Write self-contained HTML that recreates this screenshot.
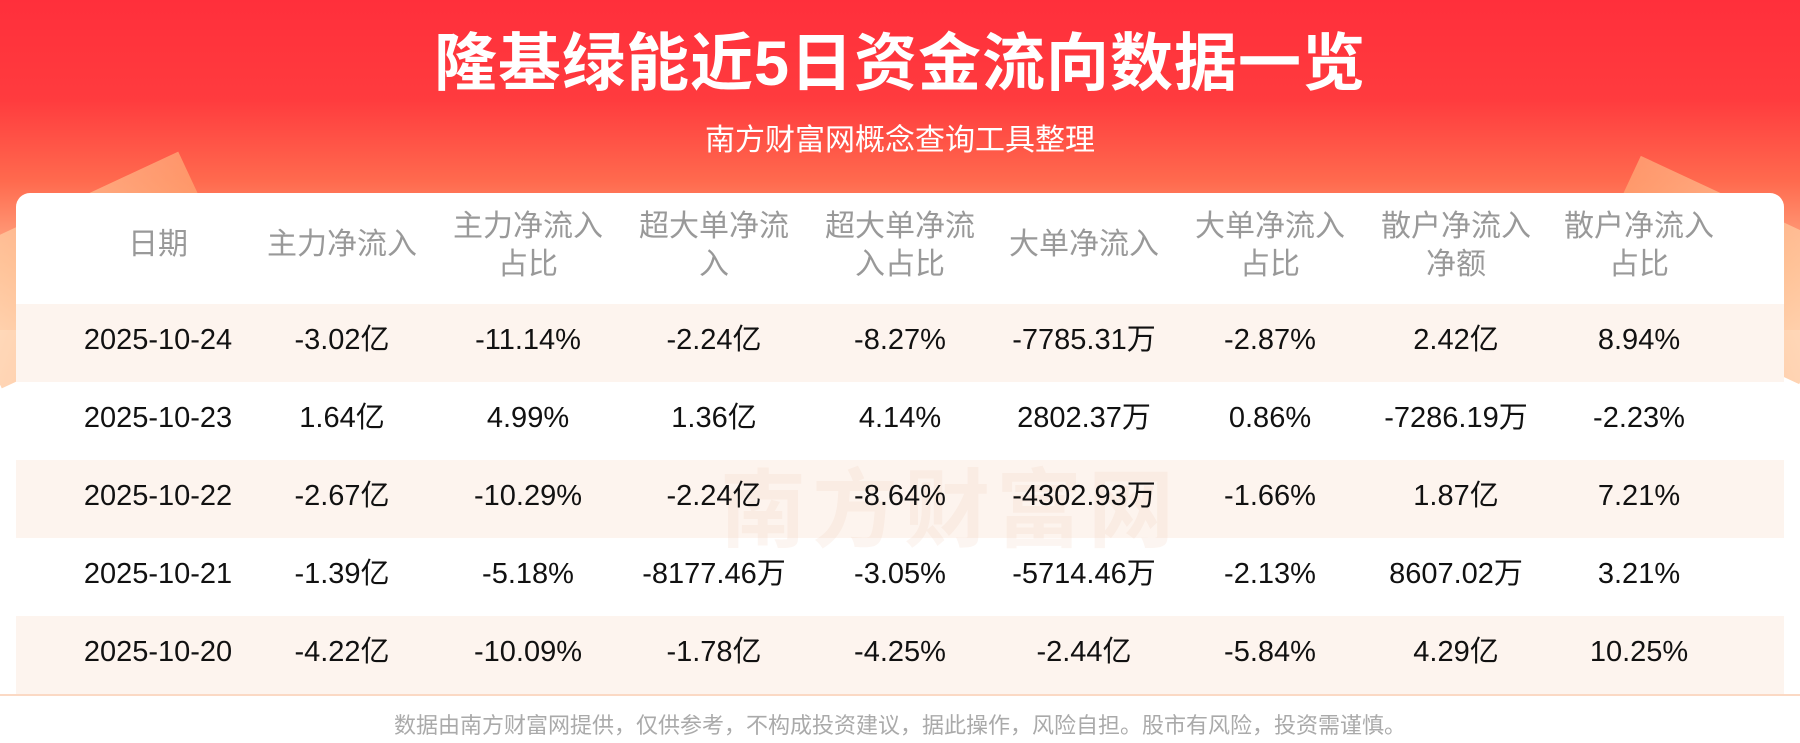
<!DOCTYPE html>
<html><head><meta charset="utf-8"><style>
*{margin:0;padding:0;box-sizing:border-box}
body{width:1800px;height:743px;overflow:hidden;background:#fff;font-family:"Liberation Sans","Noto Sans CJK SC",sans-serif;position:relative}
.bg{position:absolute;left:0;top:0;width:1800px;height:330px;background:linear-gradient(180deg,#ff2f3b 0%,#ff3b3e 30%,#ff6a4e 55%,#ffb08a 80%,#ffe6d6 100%)}
.l{position:absolute;left:-40px;top:200px;width:260px;height:140px;background:linear-gradient(135deg,#ffd8b0,#ff9a60);transform:rotate(-25deg);opacity:.7}
.r{position:absolute;right:-40px;top:200px;width:240px;height:140px;background:linear-gradient(225deg,#ffd8b0,#ff9a60);transform:rotate(25deg);opacity:.7}
.title{position:absolute;top:27px;width:100%;text-align:center;color:#fff;font-size:63px;font-weight:bold;line-height:74px;letter-spacing:1px}
.sub{position:absolute;top:122px;width:100%;text-align:center;color:#fff;font-size:30px;line-height:38px}
.card{position:absolute;left:16px;top:193px;width:1768px;height:520px;background:#fff;border-radius:14px}
.c{position:absolute;width:190px;text-align:center;transform:translateX(-95px);white-space:nowrap}
.h{color:#999;font-size:30px;line-height:38px}
.d{color:#111;font-size:29px;line-height:34px}
.stripe{position:absolute;left:16px;width:1768px;height:78px;background:#fdf4ee}
.line{position:absolute;left:0;top:694px;width:1800px;height:2px;background:#fbd9c4}
.foot{position:absolute;top:712px;width:100%;text-align:center;color:#aaa;font-size:22px;line-height:28px}
.wm{position:absolute;left:720px;top:440px;font-size:86px;color:rgba(240,200,180,.18);font-weight:bold;letter-spacing:6px}
</style></head><body>
<div class="bg"></div><div class="l"></div><div class="r"></div>
<div class="title">隆基绿能近5日资金流向数据一览</div>
<div class="sub">南方财富网概念查询工具整理</div>
<div class="card"></div>
<div class="stripe" style="top:304px"></div>
<div class="stripe" style="top:460px"></div>
<div class="stripe" style="top:616px"></div>
<div class="wm">南方财富网</div>
<div id="t"></div>
<div class="line"></div>
<div class="foot">数据由南方财富网提供，仅供参考，不构成投资建议，据此操作，风险自担。股市有风险，投资需谨慎。</div>
<script>
var xs=[158,342,528,714,900,1084,1270,1456,1639];
var H=[["日期"],["主力净流入"],["主力净流入","占比"],["超大单净流","入"],["超大单净流","入占比"],["大单净流入"],["大单净流入","占比"],["散户净流入","净额"],["散户净流入","占比"]];
var D=[["2025-10-24","-3.02亿","-11.14%","-2.24亿","-8.27%","-7785.31万","-2.87%","2.42亿","8.94%"],
["2025-10-23","1.64亿","4.99%","1.36亿","4.14%","2802.37万","0.86%","-7286.19万","-2.23%"],
["2025-10-22","-2.67亿","-10.29%","-2.24亿","-8.64%","-4302.93万","-1.66%","1.87亿","7.21%"],
["2025-10-21","-1.39亿","-5.18%","-8177.46万","-3.05%","-5714.46万","-2.13%","8607.02万","3.21%"],
["2025-10-20","-4.22亿","-10.09%","-1.78亿","-4.25%","-2.44亿","-5.84%","4.29亿","10.25%"]];
var s="";
H.forEach(function(h,i){var top=h.length==1?226:208;s+='<div class="c h" style="left:'+xs[i]+'px;top:'+top+'px">'+h.join("<br>")+'</div>';});
D.forEach(function(r,j){var cy=340+78*j;r.forEach(function(v,i){s+='<div class="c d" style="left:'+xs[i]+'px;top:'+(cy-17)+'px">'+v+'</div>';});});
document.getElementById("t").innerHTML=s;
</script>
</body></html>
§
* _What is being asked_
Exclude the pictures. Write out the remaining data exactly.

* _Result of this exercise_
Write self-contained HTML that recreates this screenshot.
<!DOCTYPE html>
<html><head><meta charset="utf-8"><style>
*{margin:0;padding:0;box-sizing:border-box}
body{width:1800px;height:743px;overflow:hidden;background:#fff;font-family:"Liberation Sans","Noto Sans CJK SC",sans-serif;position:relative}
.bg{position:absolute;left:0;top:0;width:1800px;height:330px;background:linear-gradient(180deg,#ff2f3b 0%,#ff3b3e 30%,#ff6a4e 55%,#ffb08a 80%,#ffe6d6 100%)}
.l{position:absolute;left:-40px;top:200px;width:260px;height:140px;background:linear-gradient(135deg,#ffd8b0,#ff9a60);transform:rotate(-25deg);opacity:.7}
.r{position:absolute;right:-40px;top:200px;width:240px;height:140px;background:linear-gradient(225deg,#ffd8b0,#ff9a60);transform:rotate(25deg);opacity:.7}
.title{position:absolute;top:27px;width:100%;text-align:center;color:#fff;font-size:63px;font-weight:bold;line-height:74px;letter-spacing:1px}
.sub{position:absolute;top:122px;width:100%;text-align:center;color:#fff;font-size:30px;line-height:38px}
.card{position:absolute;left:16px;top:193px;width:1768px;height:520px;background:#fff;border-radius:14px}
.c{position:absolute;width:190px;text-align:center;transform:translateX(-95px);white-space:nowrap}
.h{color:#999;font-size:30px;line-height:38px}
.d{color:#111;font-size:29px;line-height:34px}
.stripe{position:absolute;left:16px;width:1768px;height:78px;background:#fdf4ee}
.line{position:absolute;left:0;top:694px;width:1800px;height:2px;background:#fbd9c4}
.foot{position:absolute;top:712px;width:100%;text-align:center;color:#aaa;font-size:22px;line-height:28px}
.wm{position:absolute;left:720px;top:440px;font-size:86px;color:rgba(240,200,180,.18);font-weight:bold;letter-spacing:6px}
</style></head><body>
<div class="bg"></div><div class="l"></div><div class="r"></div>
<div class="title">隆基绿能近5日资金流向数据一览</div>
<div class="sub">南方财富网概念查询工具整理</div>
<div class="card"></div>
<div class="stripe" style="top:304px"></div>
<div class="stripe" style="top:460px"></div>
<div class="stripe" style="top:616px"></div>
<div class="wm">南方财富网</div>
<div id="t"></div>
<div class="line"></div>
<div class="foot">数据由南方财富网提供，仅供参考，不构成投资建议，据此操作，风险自担。股市有风险，投资需谨慎。</div>
<script>
var xs=[158,342,528,714,900,1084,1270,1456,1639];
var H=[["日期"],["主力净流入"],["主力净流入","占比"],["超大单净流","入"],["超大单净流","入占比"],["大单净流入"],["大单净流入","占比"],["散户净流入","净额"],["散户净流入","占比"]];
var D=[["2025-10-24","-3.02亿","-11.14%","-2.24亿","-8.27%","-7785.31万","-2.87%","2.42亿","8.94%"],
["2025-10-23","1.64亿","4.99%","1.36亿","4.14%","2802.37万","0.86%","-7286.19万","-2.23%"],
["2025-10-22","-2.67亿","-10.29%","-2.24亿","-8.64%","-4302.93万","-1.66%","1.87亿","7.21%"],
["2025-10-21","-1.39亿","-5.18%","-8177.46万","-3.05%","-5714.46万","-2.13%","8607.02万","3.21%"],
["2025-10-20","-4.22亿","-10.09%","-1.78亿","-4.25%","-2.44亿","-5.84%","4.29亿","10.25%"]];
var s="";
H.forEach(function(h,i){var top=h.length==1?226:208;s+='<div class="c h" style="left:'+xs[i]+'px;top:'+top+'px">'+h.join("<br>")+'</div>';});
D.forEach(function(r,j){var cy=340+78*j;r.forEach(function(v,i){s+='<div class="c d" style="left:'+xs[i]+'px;top:'+(cy-17)+'px">'+v+'</div>';});});
document.getElementById("t").innerHTML=s;
</script>
</body></html>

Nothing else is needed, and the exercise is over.